Hällas – Excerpts from a Future Past
Merhaba.
1960’ların ikinci yarısı itibariyle filizlenen progresif rock müziğin alamet-i farikalarının belli olduğu 1970’ler henüz BLACK SABBATH çıkıp heavy metal manifestosunu ortaya koymadan önceki proto-metal dönemin tatlı coşkusunu muhteşem bir şekilde harmanlayan ve bunlar yetmezmiş gibi müziğini kahinler, devasa şehirlerin yıkılışı ve haklı bir göreve çıkan asil bir şövalye gibi ögelerle bezeli bir konsept eşliğinde sunan, 2017’nin Ekim ayından beri büyük bir keyifle dinlediğim Hällas’ı okurla da paylaşmanın vakti geldi artık.
Excerpts from a Future Past, İsveçli beşlinin ilk albümü. Yaptıkları müzik hemen hemen yukarıda ifade etitğim şekilde olsa da onlar kendilerini bir adventure rock grubu olarak tanımlamışlar ve genelde böyle zıpçıktı, çoğu ucuz birer pazarlama hamlesi olmanın ötesine geçemeyen etiketlemelere yüz vermesem de Hällas için bu oldukça doğru bir tanım.
Yumuşak başlı bir tutuma sahip olan Hällas’ın en büyük albenisi bu sıcaklığı ve kendince fazlasıyla stilistik bir yapısı olmasına rağmen her şeyi sadece ve basit tutarak da dinleyiciyi yakalayabilmesi herhalde. NWOBHM temsilcilerinin çift gitar pratiklerinin sadeleşmiş versiyonlarının hakimiyetindeki Hällas müziğini eşsiz kılan şey ise albümün prodüksiyonu ve miksajını da üstlenen, grubun klavyecisi ve kilise orgu çalıcısı (aradığınız Türkçeme şu anda ulaşılamıyor, lütfen daha sonra tekrar deneyin!) Nicklas Malmqvist. Hali hazırda alternatif bir Orta Çağ dünyasında geçen epik bir hikayeye sahip albümün kilise orgu ile nasıl yükselebileceğini tahmin ediyorsunuzdur herhalde.
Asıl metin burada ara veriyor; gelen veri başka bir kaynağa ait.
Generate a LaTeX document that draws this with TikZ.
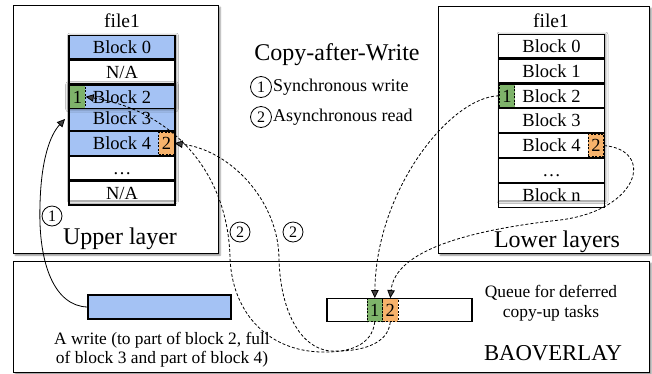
\documentclass[tikz,border=0pt]{standalone}
\usepackage{fontspec}
\setmainfont{Liberation Serif}
\usetikzlibrary{arrows.meta,shadows.blur}

\definecolor{blockblue}{HTML}{A4C2F4}
\definecolor{taskgreen}{HTML}{7EB36A}
\definecolor{taskorange}{HTML}{F6B26B}

\tikzset{
  frame/.style={draw, line width=1.4bp, fill=white, anchor=north west,
    blur shadow={shadow xshift=1.5bp, shadow yshift=-1.5bp, shadow blur radius=1.5bp, shadow opacity=45}},
  blk/.style={draw, line width=1.2bp, minimum width=106bp, minimum height=23.7bp,
    inner sep=0pt, anchor=north, text height=12.5bp, text depth=0bp,
    font=\fontsize{18.5bp}{20bp}\selectfont},
  stackbg/.style={fill=white, blur shadow={shadow xshift=1bp, shadow yshift=-1bp, shadow blur radius=2.5bp, shadow opacity=50}},
  task/.style={draw, line width=0.8bp, dash pattern=on 2bp off 1.5bp, minimum width=15.5bp,
    minimum height=22.5bp, inner sep=0pt, text height=12.5bp, text depth=0bp,
    font=\fontsize{18.5bp}{20bp}\selectfont},
  step num/.style={draw, circle, line width=0.8bp, minimum size=20bp, inner sep=0pt,
    font=\fontsize{16bp}{16bp}\selectfont},
  flow/.style={line width=0.8bp, dash pattern=on 3bp off 2bp, -{Triangle[length=8bp,width=7.5bp]}},
  lbl/.style={inner sep=0pt}
}

\begin{document}
\begin{tikzpicture}[x=1bp,y=-1bp]
\useasboundingbox (0,0) rectangle (652,373);

% outer frames
\node[frame, minimum width=205bp, minimum height=248bp] (upperbox) at (13,5) {};
\node[frame, minimum width=211bp, minimum height=247bp] (lowerbox) at (438,6) {};
\node[frame, minimum width=636bp, minimum height=111bp] (bao) at (13,261) {};

% upper layer file
\node[lbl, font=\fontsize{19.5bp}{20bp}\selectfont] (ufile) at (122,21) {file1};
\fill[stackbg] (69,34.5) rectangle (175,200);
\node[blk, fill=blockblue] (u0) at (122,34.5) {Block 0};
\node[blk] (u1) at (u0.south) {N/A};
\node[blk, fill=blockblue] (u3) at (122,105.9) {Block 3};
\node[blk, fill=blockblue] (u4) at (u3.south) {Block 4};
\node[blk] (u5) at (u4.south) {\dots};
\node[blk] (u6) at (u5.south) {N/A};
\node[blk, fill=blockblue,
  blur shadow={shadow xshift=0bp, shadow yshift=0bp, shadow blur radius=3.5bp, shadow opacity=75}]
  (u2) at (u1.south) {Block 2};
\node[task, fill=taskgreen, anchor=west] (ug) at ([xshift=1bp]u2.west) {1};
\node[task, fill=taskorange, anchor=east] (uo) at ([xshift=-1bp]u4.east) {2};
\node[lbl, font=\fontsize{24bp}{24bp}\selectfont] (ulab) at (120,239) {Upper layer};

% lower layers file
\node[lbl, font=\fontsize{19.5bp}{20bp}\selectfont] (lfile) at (551,21) {file1};
\fill[stackbg] (498.5,33.5) rectangle (604.5,200);
\node[blk] (l0) at (551.5,33.5) {Block 0};
\node[blk] (l1) at (l0.south) {Block 1};
\node[blk] (l2) at (l1.south) {Block 2};
\node[blk] (l3) at (l2.south) {Block 3};
\node[blk] (l4) at (l3.south) {Block 4};
\node[blk] (l5) at (l4.south) {\dots};
\node[blk] (l6) at (l5.south) {Block n};
\node[task, fill=taskgreen, anchor=west] (lg) at ([xshift=1bp]l2.west) {1};
\node[task, fill=taskorange, anchor=east] (lo) at ([xshift=-1bp]l4.east) {2};
\node[lbl, font=\fontsize{24bp}{24bp}\selectfont] (llab) at (557,242) {Lower layers};

% legend
\node[lbl, font=\fontsize{24bp}{24bp}\selectfont] (title) at (337,55) {Copy-after-Write};
\node[step num, minimum size=21bp] (leg1) at (261,87) {1};
\node[lbl, anchor=west, font=\fontsize{18bp}{18bp}\selectfont] (leg1t) at (273,87) {Synchronous write};
\node[step num, minimum size=21bp] (leg2) at (261,117) {2};
\node[lbl, anchor=west, font=\fontsize{18bp}{18bp}\selectfont] (leg2t) at (273,117) {Asynchronous read};

% BAOVERLAY contents
\node[draw, line width=1.2bp, fill=blockblue, minimum width=143bp, minimum height=24bp, inner sep=0pt] (wr) at (159.5,307) {};
\node[lbl, align=center, font=\fontsize{17.4bp}{19bp}\selectfont] (wrtext) at (162,349.5)
  {A write (to part of block 2, full\\of block 3 and part of block 4)};
\node[draw, line width=1.2bp, fill=white, minimum width=145bp, minimum height=23.5bp, inner sep=0pt] (queue) at (399.5,310) {};
\node[task, fill=taskgreen, minimum height=23bp] (q1) at (374.8,310) {1};
\node[task, fill=taskorange, minimum height=23bp] (q2) at (390.3,310) {2};
\node[lbl, align=center, font=\fontsize{17.4bp}{20bp}\selectfont] (qtext) at (551,303)
  {Queue for deferred\\copy-up tasks};
\node[lbl, font=\fontsize{22.7bp}{23bp}\selectfont] (baolab) at (553,353) {BAOVERLAY};

% step 1: synchronous write into the upper layer
\coordinate (w1) at (65,119);
\draw[line width=0.8bp, -{Triangle[length=8bp,width=7.5bp]}]
  (wr.west) .. controls (55,306) and (38,265) .. (40,205)
  .. controls (41,160) and (50,135) .. (w1);
\node[step num] (s1) at (52,216) {1};

% step 2: deferred copy-up from lower layers through the queue
\draw[flow] (lg.west) .. controls (450,97) and (376,190) .. (q1.north);
\draw[flow] (lo.east) .. controls (655,150) and (640,210) .. (560,220)
  .. controls (470,230) and (395,250) .. (q2.north);
\draw[flow] (q1.south) .. controls (372,345) and (350,353) .. (320,352)
  .. controls (265,350) and (232,310) .. (230,258)
  .. controls (228,170) and (170,110) .. (ug.east);
\draw[flow] (q2.south) .. controls (388,345) and (360,352) .. (330,351)
  .. controls (300,348) and (280,310) .. (279,258)
  .. controls (278,200) and (230,150) .. (uo.east);
\node[step num] (s2a) at (240,232) {2};
\node[step num] (s2b) at (293,232) {2};
\end{tikzpicture}
\end{document}
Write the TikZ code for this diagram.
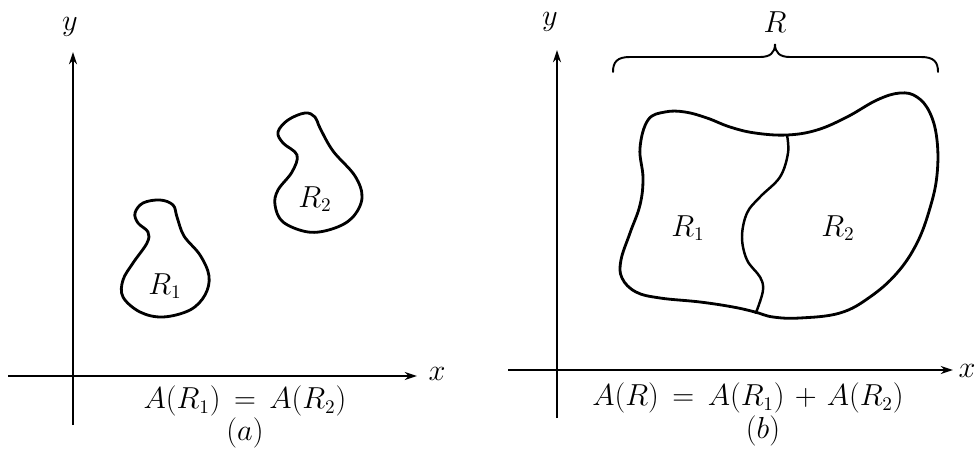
\documentclass[tikz,border=0pt]{standalone}
\usetikzlibrary{arrows.meta}
\begin{document}
\begin{tikzpicture}[x=0.02cm,y=-0.02cm,
  axis/.style={line width=0.9pt,-{Stealth[length=7pt,width=4.6pt]}},
  region/.style={line width=1.6pt,line join=round},
  lab/.style={inner sep=0pt,font=\fontsize{16}{19}\selectfont},
  every node/.style={inner sep=0pt}]
\useasboundingbox (0,0) rectangle (977,449);
% ---------- panel (a) ----------
\coordinate (ay0) at (73,425);
\coordinate (ay1) at (73,52);
\coordinate (ax0) at (8,376);
\coordinate (ax1) at (417,376);
\draw[axis] (ay0) -- (ay1);
\draw[axis] (ax0) -- (ax1);
\node[lab] (axl) at (437,374) {$x$};
\node[lab] (ayl) at (70,27) {$y$};
\draw[region] plot[smooth cycle,tension=0.6] coordinates{
 (160,200) (173,205) (177,217) (184,236) (200,255) (209,276) (205,295)
 (190,310) (163,317) (140,312) (123,297) (123,280) (133,263) (147,243)
 (148,232) (138,223) (135,213) (143,203)};
\draw[region] plot[smooth cycle,tension=0.6] coordinates{
 (305,113) (315,117) (320,128) (333,151) (355,176) (362,198) (352,218)
 (332,229) (308,232) (283,222) (275,205) (278,190) (292,172) (297,155)
 (283,143) (278,132) (288,120)};
\node[lab] (ar1) at (165,286) {$R_1$};
\node[lab] (ar2) at (315,199) {$R_2$};
\node[lab] (aeq) at (245,401) {$\thickmuskip=8mu A(R_1) = A(R_2)$};
\node[lab] (acap) at (245,433) {$(a)$};
% ---------- panel (b) ----------
\coordinate (by0) at (557,418);
\coordinate (by1) at (557,50);
\coordinate (bx0) at (508,370);
\coordinate (bx1) at (953,370);
\draw[axis] (by0) -- (by1);
\draw[axis] (bx0) -- (bx1);
\node[lab] (bxl) at (967,371) {$x$};
\node[lab] (byl) at (550,22) {$y$};
\node[lab] (bR) at (775,22) {$R$};
\draw[line width=1.1pt,line cap=round]
  (613,72) .. controls (613,62) and (617,57) .. (630,57)
  -- (760,57) .. controls (770,57) and (775,53) .. (775,44)
  .. controls (775,53) and (780,57) .. (790,57)
  -- (921,57) .. controls (934,57) and (938,62) .. (938,72);
\coordinate (J1) at (787,135);
\coordinate (J2) at (755,312);
\draw[region] plot[smooth cycle,tension=0.65] coordinates{
 (648,120) (665,112) (685,112) (707,118) (730,127) (755,133) (787,135)
 (817,130) (847,117) (877,100) (900,93) (917,97) (930,113) (937,140)
 (937,175) (930,208) (917,243) (897,273) (870,297) (840,313) (800,318)
 (773,317) (755,312) (733,307) (700,302) (660,298) (636,292) (622,278)
 (621,260) (630,233) (640,205) (643,178) (640,148)};
\draw[line width=1.4pt] plot[smooth,tension=0.6] coordinates{
 (787,135) (788,153) (780,177) (760,197) (747,213) (742,237) (747,260)
 (760,277) (763,290) (757,310) (755,312)};
\node[lab] (br1) at (688,228) {$R_1$};
\node[lab] (br2) at (838,228) {$R_2$};
\node[lab] (beq) at (748,398) {$\thickmuskip=8mu\medmuskip=6mu A(R) = A(R_1) + A(R_2)$};
\node[lab] (bcap) at (763,431) {$(b)$};
\end{tikzpicture}
\end{document}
The Golden City of Semyra gibi parçalarda daha da öne çıkan Orta Çağ melodileri, Nicklas’ın çok doğru yerlerde atmosferi yükselten orgu ile iyice kazınıyor zihinlere. Albümün açılış parçası The Astral Seer ise bence Hällas’ı en iyi tanımlayan iş, zira grubun hem sert hem de progresif tarafını ayrı ayrı çok iyi gösteriyor. Albümün çıktığı yıl en çok dinlediğim şarkılardan biri olan Star Rider ise Hällas’ın düpedüz hit yazabildiğinin kanıtı olarak, açık ara albümün en iyisi. Yine de çoğu zaman birini diğerinden ayıramıyorum ve Hällas aklıma geldiğinde baştan sona en az iki defa çeviriyorum albümü, onu da belirteyim.
Hällas’ın ayırıcı özelliklerinden bir diğeri de Tommy Alexandersson’un vokalleri. Öyle muazzam bir vokalist değil ve ses rengi, ses aralığı gibi konularda meslektaşlarının epey gerisinde kalıyor. Buna karşın müziğe ve albümün karakterine müthiş uyan bir vokali var ve bulduğu keyifli vokal melodileri, ilginç aksanıyla birleşince ortaya epey eğlenceli bir vokal performansı çıkmış. Bazen Tommy’den daha çoşkulu eşlik ettiğim, onun biraz daha kendini göstermiş olmasını istediğim anlar var albümde ama genel olarak kesinlikle gruba çok uyan ve albümü öne yukarı taşıyan bir performansı var. Senin ben As an empty shadow, the legends still told of his astral spells deyişini seveyim ya. Bazı kelimeleri gerçekten çok komik söylüyor, kusura da bakmasın şimdi.
Yumuşacık, fantastik ve müzikal olarak da dolu dolu bir iş yapıyor Hällas. Her defasında albümün sonunda daha keyifli ve pozitif bir hale geliyorum ve aslında her şey bir yana, Excerpts from a Future Past‘ın en büyük özelliği bu bence. Shadow of the Templar’ın ikinci yarısında, devamındaki gayet saykodelik sulara kaymadan hemen önce, şöyle on beş saniye kadar giren minicik melodi bile yetiyor keyiflenmeme. İster açın sözleriyle beraber konsept içerisinde maceralara dalın, ister yalnızca birbirinden tatlı gitar melodileri eşliğinde keyfinize bakın; bir şekilde mutlaka bir şans verin. Canım Hällas.